With this in mind and in light of the upcoming 2012 ACFE Asia-Pacific Fraud Conference, we thought it would be interesting to look more closely at some of the trends in the 176 fraud cases from our 2012 study that were reported from the Asia-Pacific region. (For purposes of this analysis, we included the cases from the following countries: Australia, China, Fiji, India, Indonesia, Japan, Malaysia, New Zealand, Philippines, Singapore, South Korea, Taiwan, Thailand, and Vietnam. This breakdown differs from the “Asia” region as discussed in the full 2012 Report to the Nations on Occupational Fraud and Abuse.)
The following chart compares the methods used by fraudsters in Asia-Pacific countries to those employed by fraudsters throughout the world. We see that corruption schemes were significantly more common in the Asia-Pacific region, and misappropriation of non-cash assets also occurred more frequently in this region than was observed overall.

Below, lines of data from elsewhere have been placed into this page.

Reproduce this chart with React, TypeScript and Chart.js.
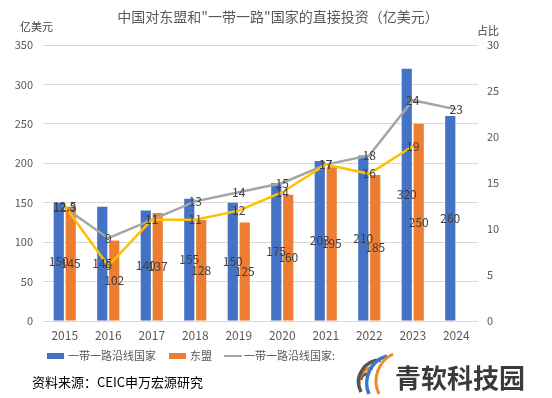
import React, { useEffect, useRef } from "react";
import { Chart, registerables } from "chart.js";

Chart.register(...registerables);

const years = ["2015", "2016", "2017", "2018", "2019", "2020", "2021", "2022", "2023", "2024"];
const beltRoadInvest = [150, 145, 140, 155, 150, 175, 203, 210, 320, 260];
const aseanInvest = [145, 102, 137, 128, 125, 160, 195, 185, 250, null];
const beltRoadShare = [12.3, 9, 11, 13, 14, 15, 17, 18, 24, 23];
const aseanShare = [12.5, 6, 11, 11, 12, 14, 17, 16, 19, null];
const leftTicks = [0, 50, 100, 150, 200, 250, 300, 350];
const rightTicks = [0, 5, 10, 15, 20, 25, 30];

const FONT = "'Noto Sans CJK SC', 'Noto Sans', sans-serif";

const labelPlugin = {
  id: "valueLabels",
  afterDatasetsDraw(chart: any) {
    const ctx = chart.ctx;
    ctx.save();
    ctx.font = `12px ${FONT}`;
    ctx.fillStyle = "#404040";
    ctx.textAlign = "center";
    ctx.textBaseline = "middle";
    chart.data.datasets.forEach((ds: any, i: number) => {
      const meta = chart.getDatasetMeta(i);
      meta.data.forEach((el: any, j: number) => {
        const v = ds.data[j];
        if (v === null || v === undefined) return;
        let y = el.y;
        if (ds.type === "bar") y = (el.y + el.base) / 2;
        ctx.fillText(String(v), el.x, y);
      });
    });
    ctx.restore();
  },
};

export default function App() {
  const ref = useRef<HTMLCanvasElement>(null);
  useEffect(() => {
    if (!ref.current) return;
    const chart = new Chart(ref.current, {
      type: "bar",
      data: {
        labels: years,
        datasets: [
          {
            type: "line",
            label: "东盟占比",
            data: aseanShare,
            borderColor: "#FFC000",
            borderWidth: 2.5,
            pointRadius: 0,
            yAxisID: "y1",
            order: 0,
            spanGaps: false,
          } as any,
          {
            type: "line",
            label: "一带一路沿线国家:",
            data: beltRoadShare,
            borderColor: "#A5A5A5",
            borderWidth: 2.5,
            pointRadius: 0,
            yAxisID: "y1",
            order: 1,
          } as any,
          {
            type: "bar",
            label: "一带一路沿线国家",
            data: beltRoadInvest,
            backgroundColor: "#4472C4",
            yAxisID: "y",
            order: 2,
            categoryPercentage: 0.55,
            barPercentage: 0.85,
          } as any,
          {
            type: "bar",
            label: "东盟",
            data: aseanInvest,
            backgroundColor: "#ED7D31",
            yAxisID: "y",
            order: 2,
            categoryPercentage: 0.55,
            barPercentage: 0.85,
          } as any,
        ],
      },
      options: {
        responsive: false,
        animation: false,
        layout: { padding: { top: 45, bottom: 47, left: 0, right: 0 } },
        plugins: {
          legend: { display: false },
          title: { display: false },
          tooltip: { enabled: false },
        },
        scales: {
          x: {
            grid: { display: false, drawTicks: false },
            border: { display: false },
            ticks: { color: "#595959", font: { size: 12, family: FONT }, padding: 7 },
            afterFit: (s: any) => { s.height = 30; },
          },
          y: {
            position: "left",
            min: 0,
            max: 350,
            afterBuildTicks: (s: any) => { s.ticks = leftTicks.map((v) => ({ value: v })); },
            grid: { color: "#D9D9D9", drawTicks: false, lineWidth: 1 },
            border: { display: false },
            ticks: { color: "#595959", font: { size: 11, family: FONT }, padding: 10 },
            afterFit: (s: any) => { s.width = 43; },
          },
          y1: {
            position: "right",
            min: 0,
            max: 30,
            afterBuildTicks: (s: any) => { s.ticks = rightTicks.map((v) => ({ value: v })); },
            grid: { drawOnChartArea: false, drawTicks: false },
            border: { display: false },
            ticks: { color: "#595959", font: { size: 11, family: FONT }, padding: 9 },
            afterFit: (s: any) => { s.width = 74; },
          },
        },
      },
      plugins: [labelPlugin],
    });
    return () => chart.destroy();
  }, []);

  const txt: React.CSSProperties = { position: "absolute", fontFamily: FONT, color: "#595959", whiteSpace: "nowrap", lineHeight: 1 };

  return (
    <div style={{ position: "absolute", left: 0, top: 0, width: 552, height: 398, background: "#fff", overflow: "hidden" }}>
      <canvas ref={ref} width={552} height={398} style={{ position: "absolute", left: 0, top: 0 }} />
      <div style={{ ...txt, left: 0, width: 552, textAlign: "center", top: 9, fontSize: 14, paddingLeft: 2 }}>
        中国对东盟和"一带一路"国家的直接投资（亿美元）
      </div>
      <div style={{ ...txt, left: 20, top: 21, fontSize: 11, color: "#404040" }}>亿美元</div>
      <div style={{ ...txt, left: 477, top: 25, fontSize: 11, color: "#404040" }}>占比</div>
      <div style={{ ...txt, left: 47, top: 350, fontSize: 11, display: "flex", alignItems: "center" }}>
        <span style={{ display: "inline-block", width: 17, height: 6, background: "#4472C4", marginRight: 4 }} />
        <span>一带一路沿线国家</span>
        <span style={{ display: "inline-block", width: 17, height: 6, background: "#ED7D31", marginLeft: 13, marginRight: 4 }} />
        <span>东盟</span>
        <span style={{ display: "inline-block", width: 18, height: 2, background: "#A5A5A5", marginLeft: 12, marginRight: 2 }} />
        <span>一带一路沿线国家:</span>
      </div>
      <div style={{ ...txt, left: 32, top: 375, fontSize: 13, color: "#000" }}>资料来源：CEIC申万宏源研究</div>
      <svg style={{ position: "absolute", left: 355, top: 350 }} width={42} height={46} viewBox="0 0 42 46">
        <path d="M6 30 A6 6 0 0 1 12 24" stroke="#555" strokeWidth={3} fill="none" />
        <path d="M4 34 A14 14 0 0 1 18 18" stroke="#F08A24" strokeWidth={3.5} fill="none" />
        <path d="M6 42 A22 22 0 0 1 26 10" stroke="#555" strokeWidth={3.5} fill="none" />
        <path d="M14 44 A28 28 0 0 1 32 6" stroke="#3C78C8" strokeWidth={3.5} fill="none" />
        <path d="M24 44 A30 30 0 0 1 38 4" stroke="#F08A24" strokeWidth={3} fill="none" />
      </svg>
      <div style={{ ...txt, left: 395, top: 364, fontSize: 26, fontWeight: 700, color: "#3a3a3a" }}>青软科技园</div>
    </div>
  );
}
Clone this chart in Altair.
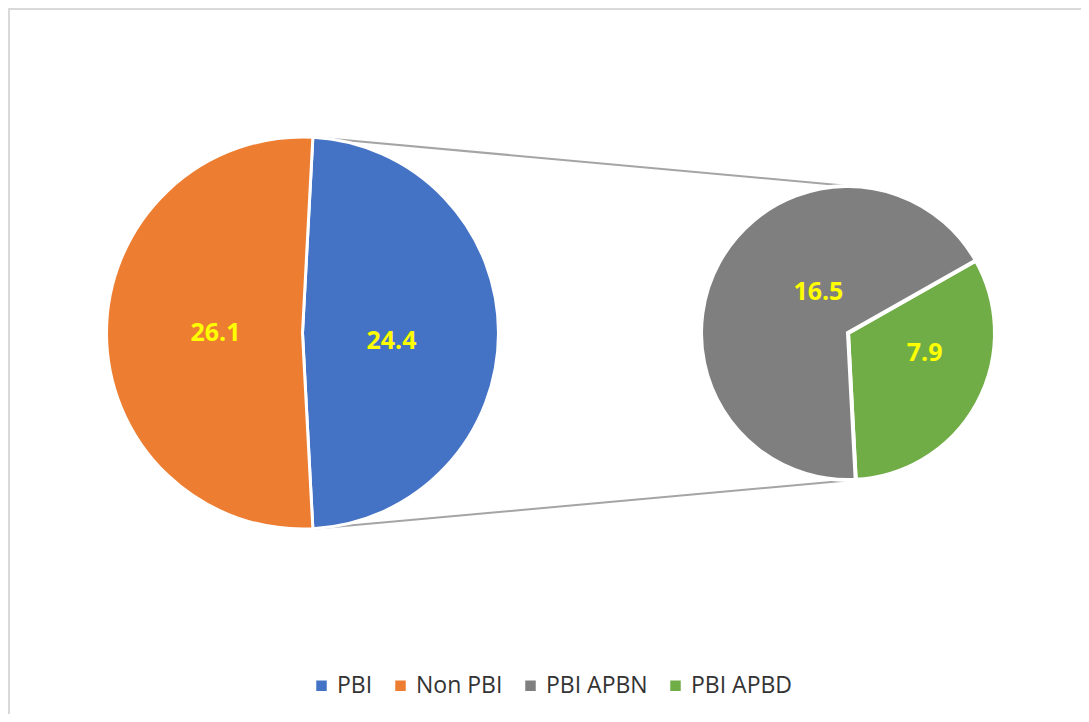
import math
import altair as alt
import pandas as pd

# ---- data ----
main_cats = ["PBI", "Non PBI"]
main_vals = [24.4, 26.1]
sub_cats = ["PBI APBD", "PBI APBN"]
sub_vals = [7.9, 16.5]
legend_cats = ["PBI", "Non PBI", "PBI APBN", "PBI APBD"]
legend_colors = ["#4472C4", "#ED7D31", "#7F7F7F", "#70AD47"]

main_df = pd.DataFrame({"cat": main_cats, "val": main_vals, "ord": list(range(len(main_cats)))})
sub_df = pd.DataFrame({"cat": sub_cats, "val": sub_vals, "ord": list(range(len(sub_cats)))})

# ---- geometry (view coordinates; view origin is page (8, 8)) ----
W, H = 1073, 706
MX, MY, MR = 294.5, 325, 196
SX, SY, SR = 840, 325, 147

# main pie: split slice (PBI) centred on the right-hand side
pbi_span = 360 * main_vals[0] / sum(main_vals)
main_start = math.radians(90 - pbi_span / 2)
# secondary pie: PBI APBD slice ends near the bottom
apbd_span = 360 * sub_vals[0] / sum(sub_vals)
sub_start = math.radians(177 - apbd_span)

color = alt.Color(
    "cat:N",
    scale=alt.Scale(domain=legend_cats, range=legend_colors),
    legend=alt.Legend(
        title=None,
        orient="none",
        direction="horizontal",
        legendX=302,
        legendY=666,
        symbolType="square",
        symbolSize=110,
        symbolStrokeWidth=0,
        labelFont="Open Sans",
        labelFontSize=23,
        labelColor="#333333",
        labelOffset=4,
        columnPadding=16,
    ),
)

main_theta = alt.Theta("val:Q", stack=True,
                       scale=alt.Scale(range=[main_start, main_start + 2 * math.pi]))
sub_theta = alt.Theta("val:Q", stack=True,
                      scale=alt.Scale(range=[sub_start, sub_start + 2 * math.pi]))

main_base = alt.Chart(main_df).encode(theta=main_theta, order=alt.Order("ord:Q"))
sub_base = alt.Chart(sub_df).encode(theta=sub_theta, order=alt.Order("ord:Q"))

main_arc = main_base.mark_arc(radius=MR, stroke="white", strokeWidth=3).encode(
    x=alt.value(MX), y=alt.value(MY), color=color)
sub_arc = sub_base.mark_arc(radius=SR, stroke="white", strokeWidth=4).encode(
    x=alt.value(SX), y=alt.value(SY), color=color)


def label(base, cat, cx, cy, rad, dx, dy):
    return base.mark_text(
        radius=rad, dx=dx, dy=dy, font="Open Sans", fontSize=25, fontWeight="bold",
        fill="#FFFF00", align="center", baseline="middle",
    ).encode(
        x=alt.value(cx), y=alt.value(cy),
        text=alt.condition(alt.datum.cat == cat, alt.Text("val:Q", format=".1f"), alt.value("")),
    )


main_layer = alt.layer(
    main_arc,
    label(main_base, "Non PBI", MX, MY, 87, 0, 0),
    label(main_base, "PBI", MX, MY, 87, 2, 8),
)
sub_layer = alt.layer(
    sub_arc,
    label(sub_base, "PBI APBN", SX, SY, 60, 23, -12),
    label(sub_base, "PBI APBD", SX, SY, 60, 24, -9),
)


def polar(cx, cy, r, deg):
    a = math.radians(deg)
    return cx + r * math.sin(a), cy - r * math.cos(a)


t1 = polar(MX, MY, MR, 90 - pbi_span / 2 + 1)
t2 = polar(SX, SY, SR, 10)
b1 = polar(MX, MY, MR, 90 + pbi_span / 2 - 1)
b2 = polar(SX, SY, SR, 177)

conn_df = pd.DataFrame({"k": ["top", "bottom"]})
top_line = alt.Chart(conn_df).transform_filter(alt.datum.k == "top").mark_rule(
    color="#A5A5A5", strokeWidth=2).encode(
    x=alt.value(t1[0]), y=alt.value(t1[1]), x2=alt.value(t2[0]), y2=alt.value(t2[1]))
bot_line = alt.Chart(conn_df).transform_filter(alt.datum.k == "bottom").mark_rule(
    color="#A5A5A5", strokeWidth=2).encode(
    x=alt.value(b1[0]), y=alt.value(b1[1]), x2=alt.value(b2[0]), y2=alt.value(b2[1]))

left_border = alt.Chart(conn_df).transform_filter(alt.datum.k == "top").mark_rule(
    color="#D9D9D9", strokeWidth=2).encode(
    x=alt.value(1), y=alt.value(0), y2=alt.value(H))
top_border = alt.Chart(conn_df).transform_filter(alt.datum.k == "top").mark_rule(
    color="#D9D9D9", strokeWidth=2).encode(
    x=alt.value(0), x2=alt.value(W), y=alt.value(1))

chart = alt.layer(
    left_border, top_border, top_line, bot_line, main_layer, sub_layer
).resolve_scale(theta="independent").properties(
    width=W, height=H, padding=0, autosize=alt.AutoSizeParams(type="none")
).configure_view(stroke=None)

chart.save("out.html", embed_options={"renderer": "svg", "actions": False})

Among our most notable observations was that overall losses were higher in the Asia-Pacific region than for the full sample of cases in our 2012 study. The median loss for the 176 Asia-Pacific cases was US$235,000, compared to a median loss of US$140,000 for all cases. And the median loss was greater in eight of the 11 fraud scheme sub-categories we studied, with the biggest disparity in the losses related to financial statement frauds. The median loss for those cases in the Asia-Pacific region was US$4 million, or four times the median loss for all financial statement fraud cases studied.
In examining how frauds in the Asia-Pacific region were detected, we found that the distribution of detection methods was very similar to that observed overall; that is, tips were by far the most common way frauds were detected, followed by management review and internal audit. Together these three mechanisms accounted for more than 80 percent of frauds detected in the Asia-Pacific region and approximately 72 percent of frauds detected throughout the world.
The table below shows the breakdown of the fraud cases in the Asia-Pacific region by the department in which the perpetrator worked and provides the median loss for the cases associated with each department. When we compared these findings to our overall study results, we noted that fraud was much more common in the Sales and Purchasing departments in the Asia-Pacific region, whereas fraud in the Accounting department occurred much less frequently in that region than in the full sample of cases.
As anti-fraud professionals in the Asia-Pacific region gather to learn and network, we hope this information helps them focus their efforts and assists them in working together in the fight against fraud.